Fun Fact: Author of Pierson v. Post, Future Supreme Court Justice Livingston, Shot a Federalist in a Duel

November 25th, 2013

Judge Henry Brokholst Livingston wrote the dissent in the definitive first year property case, Pierson v. Post, for the Supreme Court of Judicature in 1805. You can read more about that case in this article I wrote. In 1806, President Jefferson gave him a recess appointment to the Supreme Court. he was confirmed by the Senate later that year. He would serve on the Court until 1823.

And, one more fun fact.
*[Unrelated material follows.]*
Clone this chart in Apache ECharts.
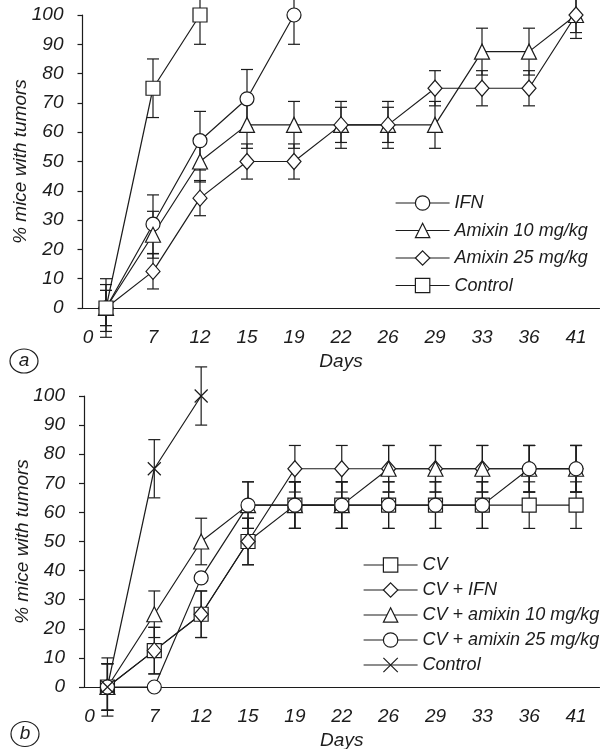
<!DOCTYPE html>
<html>
<head>
<meta charset="utf-8">
<script src="https://cdn.jsdelivr.net/npm/echarts@6/dist/echarts.min.js"></script>
<style>
  html, body { margin: 0; padding: 0; background: #fff; }
  #chart { width: 603px; height: 749px; }
</style>
</head>
<body>
<div id="chart"></div>
<script>
const days = ['0', '7', '12', '15', '19', '22', '26', '29', '33', '36', '41'];

// panel a
const ifn = [0, 28.6, 57.1, 71.4, 100];
const ifnErr = [8, 10, 10, 10, 10];
const amixin10 = [0, 25, 50, 62.5, 62.5, 62.5, 62.5, 62.5, 87.5, 87.5, 100];
const amixin10Err = [6, 8, 7, 8, 8, 8, 8, 8, 8, 8, 8];
const amixin25 = [0, 12.5, 37.5, 50, 50, 62.5, 62.5, 75, 75, 75, 100];
const amixin25Err = [6, 6, 6, 6, 6, 6, 6, 6, 6, 6, 6];
const controlA = [0, 75, 100];
const controlAErr = [10, 10, 10];

// panel b
const cv = [0, 12.5, 25, 50, 62.5, 62.5, 62.5, 62.5, 62.5, 62.5, 62.5];
const cvErr = [8, 8, 8, 8, 8, 8, 8, 8, 8, 8, 8];
const cvIfn = [0, 12.5, 25, 50, 75, 75, 75, 75, 75, 75, 75];
const cvIfnErr = [8, 8, 8, 8, 8, 8, 8, 8, 8, 8, 8];
const cvAmx10 = [0, 25, 50, 62.5, 62.5, 62.5, 75, 75, 75, 75, 75];
const cvAmx10Err = [8, 8, 8, 8, 8, 8, 8, 8, 8, 8, 8];
const cvAmx25 = [0, 0, 37.5, 62.5, 62.5, 62.5, 62.5, 62.5, 62.5, 75, 75];
const cvAmx25Err = [8, 0, 0, 8, 8, 8, 8, 8, 8, 8, 8];
const controlB = [0, 75, 100];
const controlBErr = [10, 10, 10];

const ink = '#1c1c1c';
const font = "'Liberation Sans', Arial, sans-serif";
const crossPath = 'path://M0,0L10,10M10,0L0,10';

const chart = echarts.init(document.getElementById('chart'), null, { renderer: 'canvas' });

// one line series with open markers
function lineSeries(name, data, symbol, size, idx) {
    return {
        name: name,
        type: 'line',
        xAxisIndex: idx,
        yAxisIndex: idx,
        data: data,
        symbol: symbol,
        symbolSize: size,
        showAllSymbol: true,
        clip: false,
        z: 3,
        lineStyle: { color: ink, width: 1.2 },
        itemStyle: { color: '#fff', borderColor: ink, borderWidth: 1.2 },
        emphasis: { disabled: true }
    };
}

// error bars drawn through the axes
function errSeries(values, errs, idx) {
    const data = [];
    values.forEach((v, i) => {
        if (errs[i] > 0) data.push([i, v - errs[i], v + errs[i]]);
    });
    return {
        type: 'custom',
        xAxisIndex: idx,
        yAxisIndex: idx,
        data: data,
        z: 1,
        silent: true,
        encode: { x: 0, y: [1, 2] },
        renderItem: function (params, api) {
            const top = api.coord([api.value(0), api.value(2)]);
            const bot = api.coord([api.value(0), api.value(1)]);
            const w = 6;
            const st = { stroke: ink, lineWidth: 1.2 };
            return {
                type: 'group',
                children: [
                    { type: 'line', shape: { x1: top[0], y1: top[1], x2: bot[0], y2: bot[1] }, style: st },
                    { type: 'line', shape: { x1: top[0] - w, y1: top[1], x2: top[0] + w, y2: top[1] }, style: st },
                    { type: 'line', shape: { x1: bot[0] - w, y1: bot[1], x2: bot[0] + w, y2: bot[1] }, style: st }
                ]
            };
        }
    };
}

const textStyle = { color: ink, fontFamily: font, fontStyle: 'italic', fontSize: 19 };

function xAxis(idx) {
    return {
        type: 'category',
        gridIndex: idx,
        data: days,
        boundaryGap: true,
        name: 'Days',
        nameLocation: 'middle',
        nameGap: 44,
        nameMoveOverlap: false,
        nameTextStyle: textStyle,
        axisLine: { lineStyle: { color: ink, width: 1.2 } },
        axisTick: { length: 5, lineStyle: { color: ink, width: 1.2 } },
        axisLabel: Object.assign({
            margin: 20,
            interval: 0,
            formatter: (v, i) => i === 0 ? '{z|' + v + '}' : v,
            rich: { z: Object.assign({ padding: [0, 36, 0, 0] }, textStyle) }
        }, textStyle)
    };
}

function yAxis(idx) {
    return {
        type: 'value',
        gridIndex: idx,
        min: 0,
        max: 100,
        interval: 10,
        name: '% mice with tumors',
        nameLocation: 'middle',
        nameGap: 52,
        nameMoveOverlap: false,
        nameTextStyle: textStyle,
        splitLine: { show: false },
        axisLine: { show: true, lineStyle: { color: ink, width: 1.2 } },
        axisTick: { show: true, length: 5, lineStyle: { color: ink, width: 1.2 } },
        axisLabel: Object.assign({ margin: 19 }, textStyle)
    };
}

function legend(names, left, top, gap) {
    return {
        data: names,
        orient: 'vertical',
        left: left,
        top: top,
        itemWidth: 54,
        itemHeight: 18,
        itemGap: gap,
        selectedMode: false,
        lineStyle: { color: ink, width: 1.2 },
        itemStyle: { color: '#fff', borderColor: ink, borderWidth: 1.2 },
        textStyle: { color: ink, fontFamily: font, fontStyle: 'italic', fontSize: 18 }
    };
}

const option = {
    animation: false,
    backgroundColor: '#fff',
    grid: [
        { left: 82.5, right: 3.5, top: 15, bottom: 441, outerBoundsMode: 'none' },
        { left: 84, right: 3.5, top: 396, bottom: 62, outerBoundsMode: 'none' }
    ],
    xAxis: [xAxis(0), xAxis(1)],
    yAxis: [yAxis(0), yAxis(1)],
    legend: [
        legend(['IFN', 'Amixin 10 mg/kg', 'Amixin 25 mg/kg', 'Control'], 390, 189, 9.5),
        legend(['CV', 'CV + IFN', 'CV + amixin 10 mg/kg', 'CV + amixin 25 mg/kg', 'Control '], 358, 551, 7)
    ],
    graphic: [
        { type: 'ellipse', shape: { cx: 24, cy: 361, rx: 14, ry: 12 }, style: { fill: 'none', stroke: ink, lineWidth: 1.2 } },
        { type: 'text', x: 24, y: 361, style: { text: 'a', align: 'center', verticalAlign: 'middle', fill: ink, font: 'italic 19px ' + font } },
        { type: 'ellipse', shape: { cx: 25, cy: 734, rx: 14, ry: 12.5 }, style: { fill: 'none', stroke: ink, lineWidth: 1.2 } },
        { type: 'text', x: 25, y: 734, style: { text: 'b', align: 'center', verticalAlign: 'middle', fill: ink, font: 'italic 19px ' + font } }
    ],
    series: [
        errSeries(ifn, ifnErr, 0),
        errSeries(amixin10, amixin10Err, 0),
        errSeries(amixin25, amixin25Err, 0),
        errSeries(controlA, controlAErr, 0),
        lineSeries('IFN', ifn, 'circle', 14, 0),
        lineSeries('Amixin 10 mg/kg', amixin10, 'triangle', 15, 0),
        lineSeries('Amixin 25 mg/kg', amixin25, 'diamond', [14, 16], 0),
        lineSeries('Control', controlA, 'rect', 14, 0),

        errSeries(cv, cvErr, 1),
        errSeries(cvIfn, cvIfnErr, 1),
        errSeries(cvAmx10, cvAmx10Err, 1),
        errSeries(cvAmx25, cvAmx25Err, 1),
        errSeries(controlB, controlBErr, 1),
        lineSeries('CV', cv, 'rect', 14, 1),
        lineSeries('CV + IFN', cvIfn, 'diamond', [14, 16], 1),
        lineSeries('CV + amixin 10 mg/kg', cvAmx10, 'triangle', 15, 1),
        lineSeries('CV + amixin 25 mg/kg', cvAmx25, 'circle', 14, 1),
        lineSeries('Control ', controlB, crossPath, 13, 1)
    ]
};

chart.setOption(option);
</script>
</body>
</html>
He killed someone in a duel in 1798 in Weehawken, the *same* place where Aaron Burr shot Alexander Hamilton!

That secluded spot about 20 feet above the Hudson in Weehawken Heights, N.J., was well screened by trees and faced an uninhabited stretch of Manhattan shoreline in 1800. It lay opposite what is now West 42nd Street in Manhattan. It was a popular spot for New York duelists before and after Hamilton and Burr made it forever notorious. The Weehawken Historical Commission has recorded at least 18 duels from 1799 to 1845 and noted that many others may have gone unrecorded. The dueling area could not easily be observed from above or below, and New Jersey took a more lenient view of the practice than New York. The federal government did not make dueling illegal until 1839.

Reported deaths included those of James Jones, killed by Henry Brockholst Livingston in 1798; Isaac Gouverneur, by William Maxwell in 1815; Benjamin Price, shot by a Major Green in 1816; and William G. Graham, associate editor of The New York Enquirer, who was killed by a Mr. Barton of Philadelphia in 1827.

Go figure. I wonder if hunting foxes is anything like dueling. Though, in a duel, if you miss, you don’t win.

And the origin of this duel is even more salacious!

So I was hastily whipping through one of my old favorite books Under Their Fig and Vine Tree, a travel journal written by Polish revolutionary Julian Ursyn Niemcevicz in the late 1790s.  And then I came across this passage:

‘Did you know,’ Mr. Law asked him [Washington], ‘Mr. Jones, who was recently killed in a duel by Mr. Livingston?’ ‘I believe I have seen him, but I was never on intimate terms with him.’ ‘They say that the shot he fired at his opponent had grazed his nose.’ ‘How could he miss it,’ replied the General. ‘You know Livingston’s nose; what a target!’
I honestly couldn’t decide whether I was more tickled by the titillating notion of a Livingston in a pistol duel or the slight about the family’s notorious aquiline nose. I forwarded it immediately to my friendly Livingston historian Geoff Benton and got back the following reference:
Duel # 1:
1798 – Unknown date
Brockholst Livingston versus James Jones
Livingston was a Republican and Jones a Federalist
According to Affairs of Honor by Joanne Freeman (page 172) — When Republican Brockholst Livingston insulted Federalist James Jones, Jones responded by first caning Livingston and then trying to “wring his nose” — so serious an affront that it prompted a discussion about precisely how much of Livingston’s nose had been grabbed.
Jones was killed
Wring his nose! Ha!

And more. Livingston apparently shot Jones in his “Groin.”

According to Collins, the book’s author, Brockholst had “always been known for an explosive sense of humor and an equally unpredictable temper.”  He was a well-respected lawyer who’d been a wartime aide-de-campe to George Washington, who was also a close ally of Aaron Burr’s.
When a editorial he wrote carelessly slighted a Federalist figure named James Jones, the other man assaulted him in front of his wife and children with a cane.  The final insult came when Jones grabbed Livingston by his prominent nose and yanked.
That was it!  A man’s dignity can only take so much apparently, and he challenged Jones to a duel.  The other man was killed with a single shot to the groin, and Livingston was not prosecuted.
The death haunted him for years however, and one acquaintance reported, “his best friends cannot lament his death more than Mr. Livingston does.”

To quote Eric Cartman, “that’s not cool. You don’t shoot a guy in his d*ck.”